To be clear, this doesn’t mean that we can add up to 10 teaspoons of sugar to our daily diets.
It means that all sugars, both added sugar and natural sugar, should be limited to this amount. The terms total sugar, natural sugar and added sugars are often used interchangeably but are not all the same thing.
- Total sugars are made up of all sugars: added sugar + natural sugar (such as fructose in fruit and lactose in milk)
- Natural sugars include fructose found in fruit and lactose found in milk.
- Added sugars refer to all sugars that are added during food manufacturing and preparation. According to the Department of Health, added sugar is any sugar added to foods during the processing. This includes sugar, honey, molasses, sucrose with added molasses, coloured sugar, fruit juice concentrate, unflavoured and/or deionised fruit juice and concentrates thereof, fruit nectar, fruit and vegetable pulp, dried fruit paste, high-fructose corn syrup, malt, or any other syrup of various origins, whey powder, and milk solids.
Is fruit high in sugar?
In nature, foods containing sugars usually also contain fibre, vitamins, minerals and water, a combination which is actually very good for our health.
Fruit, as well as dairy and some vegetables, are good examples of foods we should be eating more of, but which also contain sugar naturally.
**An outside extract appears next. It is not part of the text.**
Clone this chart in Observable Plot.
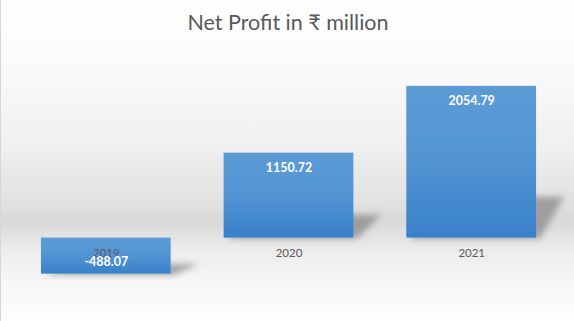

For example, the fruit has fructose and dairy is made from lactose.
These natural foods are rich in healthy nutrients, contain gut-healthy fibre, are low in energy, and are free from poor nutrients like cholesterol, added sugar, sodium and saturated fat.
This is part of why a diet that includes fruit can help manage our weight, lower blood pressure, reduce the risk of heart disease, stroke and some cancers, and improve gut health.
In fact, low intakes of fruit have been linked to over 520 000 heart disease deaths and more than 1.2 million stroke deaths each year.
For these reasons, we cannot compare in the same light ordinary table sugar to nutrient-packed whole fruit with fructose or calcium-rich dairy with lactose.
To ensure you don’t overdo the natural sugars either, limit to 2 – 3 fist-sized servings of fresh fruit per day and 2 – 3 servings of dairy per day.
The focus should be on natural sugars like that found in fruit and dairy while keeping added sugar and the sugary treats for special occasions only.
In fact, fresh fruit or plain yoghurt with a dash of cinnamon or unsweetened cocoa powder can be a great alternative when managing a sweet craving.
How can I spot sugar on a food label?
Learning to read food labels is a vital skill in the quest to watch your sugar intake. If sugar (or one of the other common names for sugar) is listed as one of the first few ingredients on a food label, it’s safe to assume that the product is high in sugar.
Other common names for sugar to look out for on food labels include:
- High fructose corn syrup/ corn syrup
- Fruit juice concentrate/ fruit nectar/ fruit pulp
Interestingly, current food labelling requirements in South Africa only require that total sugar (the sum of natural sugars and added sugars) to be present on a food label. This could make it misleading when looking at the total sugar of some foods, like an apparent high sugar yoghurt that could have sources of sugar from lactose, whey protein, milk powders, and fruit.
When trying to follow a healthy and balanced diet, follow the 80/20 rule: 80% of your meals should be healthy and balanced, but allow yourself some room (20%) for the occasional cheat.
When having sugar, do so after a meal (to manage the rise in blood sugar) and in small, controlled portions. These brief moments of indulgence may help you stick to a prescribed, energy-controlled eating plan most of the time, leading to improvements in your weight and health overall.